#### DATASET EXTRACT

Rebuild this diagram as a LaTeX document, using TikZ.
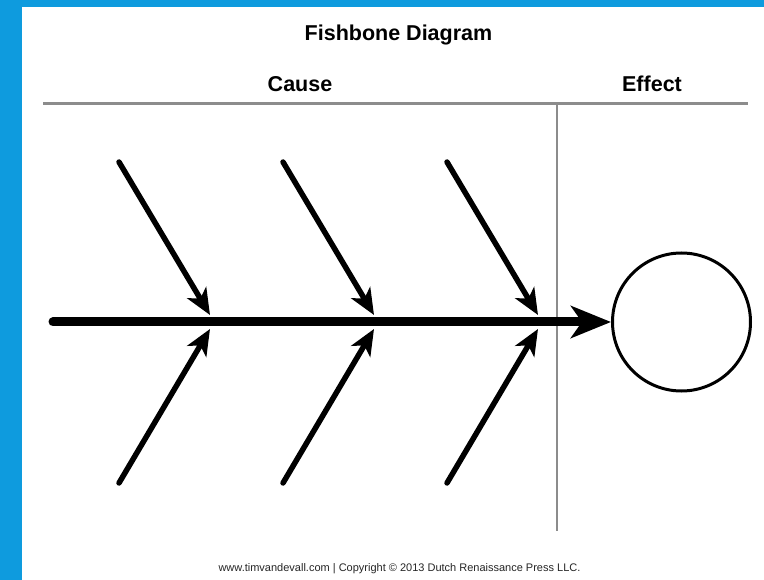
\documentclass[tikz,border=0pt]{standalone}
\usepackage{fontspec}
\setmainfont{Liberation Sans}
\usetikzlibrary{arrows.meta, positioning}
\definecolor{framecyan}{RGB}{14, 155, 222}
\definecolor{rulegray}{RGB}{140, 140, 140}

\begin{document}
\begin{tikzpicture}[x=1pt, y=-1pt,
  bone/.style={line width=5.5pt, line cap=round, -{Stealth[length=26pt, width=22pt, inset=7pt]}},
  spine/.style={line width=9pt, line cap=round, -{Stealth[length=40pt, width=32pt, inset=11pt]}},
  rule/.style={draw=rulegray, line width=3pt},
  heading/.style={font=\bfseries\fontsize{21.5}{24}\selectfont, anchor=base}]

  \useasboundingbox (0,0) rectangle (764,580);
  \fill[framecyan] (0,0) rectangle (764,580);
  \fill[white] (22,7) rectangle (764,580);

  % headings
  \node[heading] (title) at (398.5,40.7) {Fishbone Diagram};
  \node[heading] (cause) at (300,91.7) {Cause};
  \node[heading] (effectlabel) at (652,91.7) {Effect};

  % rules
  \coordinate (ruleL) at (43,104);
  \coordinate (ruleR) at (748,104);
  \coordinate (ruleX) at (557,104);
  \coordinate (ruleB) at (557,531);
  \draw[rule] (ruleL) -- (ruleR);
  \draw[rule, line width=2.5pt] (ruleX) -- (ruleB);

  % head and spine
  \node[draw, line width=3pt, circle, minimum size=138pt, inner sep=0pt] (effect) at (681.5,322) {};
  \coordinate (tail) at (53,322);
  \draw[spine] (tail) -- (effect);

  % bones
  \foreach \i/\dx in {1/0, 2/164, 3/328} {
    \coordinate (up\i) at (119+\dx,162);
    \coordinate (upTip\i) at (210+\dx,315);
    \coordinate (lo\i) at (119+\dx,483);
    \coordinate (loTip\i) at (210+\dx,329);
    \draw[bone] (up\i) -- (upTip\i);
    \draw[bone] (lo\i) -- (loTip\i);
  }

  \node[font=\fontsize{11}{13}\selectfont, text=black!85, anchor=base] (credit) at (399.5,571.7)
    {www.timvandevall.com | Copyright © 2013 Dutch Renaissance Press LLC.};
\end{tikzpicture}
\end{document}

########

## YOUR TASK:
Return nothing but the lines running from the start of the data to the line with "(22,7) rectangle (764,580);", please, both ends included and no pictures.

## WORKED SOLUTION:
Rebuild this diagram as a LaTeX document, using TikZ.
\documentclass[tikz,border=0pt]{standalone}
\usepackage{fontspec}
\setmainfont{Liberation Sans}
\usetikzlibrary{arrows.meta, positioning}
\definecolor{framecyan}{RGB}{14, 155, 222}
\definecolor{rulegray}{RGB}{140, 140, 140}

\begin{document}
\begin{tikzpicture}[x=1pt, y=-1pt,
  bone/.style={line width=5.5pt, line cap=round, -{Stealth[length=26pt, width=22pt, inset=7pt]}},
  spine/.style={line width=9pt, line cap=round, -{Stealth[length=40pt, width=32pt, inset=11pt]}},
  rule/.style={draw=rulegray, line width=3pt},
  heading/.style={font=\bfseries\fontsize{21.5}{24}\selectfont, anchor=base}]

  \useasboundingbox (0,0) rectangle (764,580);
  \fill[framecyan] (0,0) rectangle (764,580);
  \fill[white] (22,7) rectangle (764,580);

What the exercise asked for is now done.